The following two books about Helen Keller were both good. We had them home at the same time. We read just one and then scanned the other one and read just whatever piece of information was not in the first one. Then we watched the movie (the newer version) The Miracle Worker on Youtube. My son (6) thought the movie was okay and asked some questions. My daughter (8) was fascinated both by the books and the movie.
Josephine: The Dazzling Life of Josephine Baker (a bit too long for our taste, boring for my son in 1st grade but an interesting story, suitable for grades 3 and up I think). We went on Youtube afterwards and watched a few of her dances.

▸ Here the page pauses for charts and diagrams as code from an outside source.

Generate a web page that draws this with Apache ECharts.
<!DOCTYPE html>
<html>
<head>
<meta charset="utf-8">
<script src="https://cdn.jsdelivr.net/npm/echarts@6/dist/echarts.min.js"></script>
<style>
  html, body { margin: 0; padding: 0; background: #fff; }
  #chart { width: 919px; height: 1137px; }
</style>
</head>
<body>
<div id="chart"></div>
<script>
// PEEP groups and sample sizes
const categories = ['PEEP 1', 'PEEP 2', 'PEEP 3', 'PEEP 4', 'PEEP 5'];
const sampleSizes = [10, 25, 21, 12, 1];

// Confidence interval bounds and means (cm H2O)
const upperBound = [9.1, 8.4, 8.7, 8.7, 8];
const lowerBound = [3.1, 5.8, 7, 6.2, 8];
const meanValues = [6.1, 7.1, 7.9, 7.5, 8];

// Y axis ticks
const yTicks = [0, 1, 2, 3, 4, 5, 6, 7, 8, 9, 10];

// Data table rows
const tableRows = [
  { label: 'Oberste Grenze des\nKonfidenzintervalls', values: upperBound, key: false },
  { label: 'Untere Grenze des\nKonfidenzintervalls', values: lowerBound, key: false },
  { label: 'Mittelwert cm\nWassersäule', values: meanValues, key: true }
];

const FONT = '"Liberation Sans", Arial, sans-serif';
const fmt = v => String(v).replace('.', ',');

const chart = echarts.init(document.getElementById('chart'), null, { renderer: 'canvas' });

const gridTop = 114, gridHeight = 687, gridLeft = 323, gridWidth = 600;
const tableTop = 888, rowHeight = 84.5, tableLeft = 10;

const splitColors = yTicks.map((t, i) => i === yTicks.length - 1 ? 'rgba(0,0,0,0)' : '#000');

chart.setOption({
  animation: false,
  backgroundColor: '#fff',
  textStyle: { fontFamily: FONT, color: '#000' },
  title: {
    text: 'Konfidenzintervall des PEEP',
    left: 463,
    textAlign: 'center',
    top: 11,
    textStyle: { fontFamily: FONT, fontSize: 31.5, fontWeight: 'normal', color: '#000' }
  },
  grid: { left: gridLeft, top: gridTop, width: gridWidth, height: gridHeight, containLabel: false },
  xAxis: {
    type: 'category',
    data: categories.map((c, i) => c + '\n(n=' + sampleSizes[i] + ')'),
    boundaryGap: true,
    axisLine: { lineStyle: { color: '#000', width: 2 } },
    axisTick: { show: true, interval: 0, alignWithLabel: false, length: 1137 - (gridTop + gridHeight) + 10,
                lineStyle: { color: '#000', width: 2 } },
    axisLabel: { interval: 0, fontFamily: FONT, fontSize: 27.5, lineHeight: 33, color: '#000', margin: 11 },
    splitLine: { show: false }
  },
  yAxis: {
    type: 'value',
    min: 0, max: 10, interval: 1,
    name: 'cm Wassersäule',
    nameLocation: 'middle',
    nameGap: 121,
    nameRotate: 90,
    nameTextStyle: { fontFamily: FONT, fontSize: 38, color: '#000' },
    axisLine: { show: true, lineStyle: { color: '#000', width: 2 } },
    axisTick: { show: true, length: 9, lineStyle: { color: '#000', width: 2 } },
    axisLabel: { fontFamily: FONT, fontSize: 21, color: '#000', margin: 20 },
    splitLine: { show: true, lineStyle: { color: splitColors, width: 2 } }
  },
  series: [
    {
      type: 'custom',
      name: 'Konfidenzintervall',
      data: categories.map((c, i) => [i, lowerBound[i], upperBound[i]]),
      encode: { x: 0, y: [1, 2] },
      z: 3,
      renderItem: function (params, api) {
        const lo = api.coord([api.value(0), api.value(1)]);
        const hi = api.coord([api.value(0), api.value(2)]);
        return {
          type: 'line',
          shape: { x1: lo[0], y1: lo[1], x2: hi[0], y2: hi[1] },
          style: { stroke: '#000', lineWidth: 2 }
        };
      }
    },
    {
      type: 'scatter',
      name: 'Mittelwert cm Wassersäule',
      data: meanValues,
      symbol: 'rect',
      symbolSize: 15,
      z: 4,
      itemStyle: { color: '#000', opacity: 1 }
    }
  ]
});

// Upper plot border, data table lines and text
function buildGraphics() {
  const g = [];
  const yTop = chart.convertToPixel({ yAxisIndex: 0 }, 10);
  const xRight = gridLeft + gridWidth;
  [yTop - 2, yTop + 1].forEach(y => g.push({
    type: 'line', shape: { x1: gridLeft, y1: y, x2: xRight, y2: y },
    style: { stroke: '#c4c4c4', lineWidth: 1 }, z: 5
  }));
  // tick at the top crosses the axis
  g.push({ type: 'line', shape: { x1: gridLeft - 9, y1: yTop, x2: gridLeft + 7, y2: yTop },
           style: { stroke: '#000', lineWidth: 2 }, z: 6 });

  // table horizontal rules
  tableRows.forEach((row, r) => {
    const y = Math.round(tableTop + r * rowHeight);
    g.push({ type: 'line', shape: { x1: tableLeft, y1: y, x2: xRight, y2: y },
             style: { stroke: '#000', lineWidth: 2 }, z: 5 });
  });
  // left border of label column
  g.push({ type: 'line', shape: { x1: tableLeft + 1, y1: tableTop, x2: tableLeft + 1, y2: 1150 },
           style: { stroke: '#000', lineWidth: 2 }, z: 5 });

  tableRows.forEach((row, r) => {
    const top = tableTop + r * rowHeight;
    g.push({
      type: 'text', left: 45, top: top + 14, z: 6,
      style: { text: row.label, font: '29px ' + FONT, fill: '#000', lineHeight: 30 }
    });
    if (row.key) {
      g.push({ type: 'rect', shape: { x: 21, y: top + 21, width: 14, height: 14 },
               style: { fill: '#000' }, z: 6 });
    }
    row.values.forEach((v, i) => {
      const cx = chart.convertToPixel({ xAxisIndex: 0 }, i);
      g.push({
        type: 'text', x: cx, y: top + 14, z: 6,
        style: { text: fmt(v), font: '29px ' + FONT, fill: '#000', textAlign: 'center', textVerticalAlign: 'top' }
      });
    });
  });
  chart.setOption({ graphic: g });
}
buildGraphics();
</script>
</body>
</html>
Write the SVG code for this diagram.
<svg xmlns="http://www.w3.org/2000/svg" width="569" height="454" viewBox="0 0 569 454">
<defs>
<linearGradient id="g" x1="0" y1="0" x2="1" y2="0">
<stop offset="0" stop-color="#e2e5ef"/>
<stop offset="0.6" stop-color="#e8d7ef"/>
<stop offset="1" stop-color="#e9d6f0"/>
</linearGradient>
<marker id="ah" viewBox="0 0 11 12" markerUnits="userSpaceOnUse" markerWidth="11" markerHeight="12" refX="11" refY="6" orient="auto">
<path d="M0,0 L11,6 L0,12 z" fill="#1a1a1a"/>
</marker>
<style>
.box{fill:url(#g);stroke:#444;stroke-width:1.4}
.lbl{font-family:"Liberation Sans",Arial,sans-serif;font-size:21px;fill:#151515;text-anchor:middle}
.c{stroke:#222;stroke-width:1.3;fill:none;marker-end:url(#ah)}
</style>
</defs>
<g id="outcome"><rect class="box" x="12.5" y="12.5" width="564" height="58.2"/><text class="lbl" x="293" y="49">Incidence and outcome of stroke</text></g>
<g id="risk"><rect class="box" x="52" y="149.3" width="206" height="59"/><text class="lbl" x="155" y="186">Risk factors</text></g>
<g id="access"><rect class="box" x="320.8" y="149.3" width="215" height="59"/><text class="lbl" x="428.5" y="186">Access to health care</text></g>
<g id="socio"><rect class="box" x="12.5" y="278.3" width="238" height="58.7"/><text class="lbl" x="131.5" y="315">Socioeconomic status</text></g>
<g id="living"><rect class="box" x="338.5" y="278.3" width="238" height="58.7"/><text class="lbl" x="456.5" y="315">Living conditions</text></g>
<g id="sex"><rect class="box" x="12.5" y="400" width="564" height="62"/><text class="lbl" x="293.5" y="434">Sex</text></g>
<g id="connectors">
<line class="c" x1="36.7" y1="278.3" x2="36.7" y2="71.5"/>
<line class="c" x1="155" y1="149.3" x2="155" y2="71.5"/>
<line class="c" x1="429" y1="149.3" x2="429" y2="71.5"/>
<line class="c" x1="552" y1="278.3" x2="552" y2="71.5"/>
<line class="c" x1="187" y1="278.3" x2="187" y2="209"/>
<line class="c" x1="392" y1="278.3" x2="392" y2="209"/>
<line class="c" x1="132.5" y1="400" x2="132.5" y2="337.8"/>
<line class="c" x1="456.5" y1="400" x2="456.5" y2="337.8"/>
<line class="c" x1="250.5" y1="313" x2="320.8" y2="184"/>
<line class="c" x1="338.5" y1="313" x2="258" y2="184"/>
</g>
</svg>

I am Abraham Lincoln (Ordinary People Change the World). Look for more books like this on Amazon under this title.
!! Not exactly picture books but I was afraid you could miss this series. They are about famous people so they kind f belong in this category anyway. My daughter (in 3rd grade) loves this series that we discovered this year. Jim Trelease suggests grades 2 – 5 as a read-aloud. It is called Who Was … or Who Is …? For a completelist of books in this series click here.
The following books are not exactly picture books like the other ones; they are thin paperbacks for elementary school kids full of pictures though. To see more books and CDs about musicians visit my entry Music.
Vincent van Gogh I think a child younger than my son would not enjoy this book, it is geared toward elementary school kids (6 and up). My kids, especially my 8-year-old liked it a lot because there were a lot of interesting facts in this book (but simply said).
Lives of the Musicians We read a chapter about Beethoven and learned interesting facts about him (very well written for kids).
Wolfgang Amadeus Mozart I had not known about Getting to Know the World’s Greatest Artists series by Mike Venezia until I began looking for biographies for children. We really liked it because it is written in a simple language, very understandable and interesting. We appreciated the pictures, drawings that showed Mozart and his family, places Mozart visited. What we disliked a lot were the cartoons that were trying to make the book funny. My son (6) did not understand half of the jokes and they just didn’t feel right. I would still recommend this book–just ignore the cartoons.
If the World Were a Village We read it with both our kids (now 6 and 8) and they enjoyed looking at the map and talking about the world’s people. To see almost 400 ratings and other reviews click here.
Amelia Bedelia My daughter fell in love with her in kindergarten and still likes to go back to these books. Click here for a complete list.
Arthur Just in case you were ever wondering what kind of animal he is; I recently found out because we never knew exactly—he was some type of mouse to me, but no, he is an aardvark. Click here for a complete list.
I didn’t know what to do about those books most people are aware of. I would hate to omit them but then I would not want you to waste your time on something you already know. Then I thought that maybe some moms who came to the US from a different country will be in the same shoes as I was ten years ago. I had no idea about Harold and the Purple Crayon or Olivia until my kids were born. So, for all of you who would have to start from scratch, here are some pictures books you should not miss.
I have just found a 14-page pdf file listing children’s classics. I noticed that some of them are in my “Our Favorites” category and not here. Well, I really didn’t care when we read the books if it was a classic or a new book. Since I didn’t grow up here, it’s sometimes hard for me to tell which one is a classic and which one isn’t. I didn’t create this site to categorize every book we have read. I just want all parents to have books worth reading in one spot without having to click away on twenty websites or blogs.
Where the Sidewalk Ends This is not a picture book but it is a great poetry book everybody knows. My kids love the poems. By the way, I had to include it here because Jim Trelease (author of The Read-Aloud Handbook) mentioned that if librarians and teachers had to name one book that disappeared most, it was this book.
La sorciere a le blues (French Edition) We got this book as a gift from a friend from Europe and have enjoyed it for years. It is a beautiful wordless picture book so it doesn’t really matter that it is in French. It’s about a witch who wants to play with children but they are afraid of her and run away. Gradually they lose their fear and become friends. The book has no reviews on Amazon because nobody knows about it here in the US I think. Give it a try.
The books are in no particular order but we liked them all. We mostly check them out from our library. We enjoyed them all. I will add more titles as I remember them. It was not easy to think of all the books we have read and loved in the past years.
The Lion Storyteller Bedtime Book: World Folk Tales Especially for Reading Aloud This is not a typical picture book. It’s about 40 stories, 2 – 4 pages each, with illustrations. My kids loved them. I noticed there is a newer versionon Amazon now.
The Book That Eats People This book was a huge hit—I try to snap their fingers and hands (and heads) while reading this book and I think it was extra fun. My daughter is eight and really enjoyed this one too.
Wumbers My kids enjoyed this one a lot, took turns reading it. I think, however, that kids who cannot read yet or are just starting to read would not enjoy it as much. My kids are almost 7 and 8 now and it was just right for them.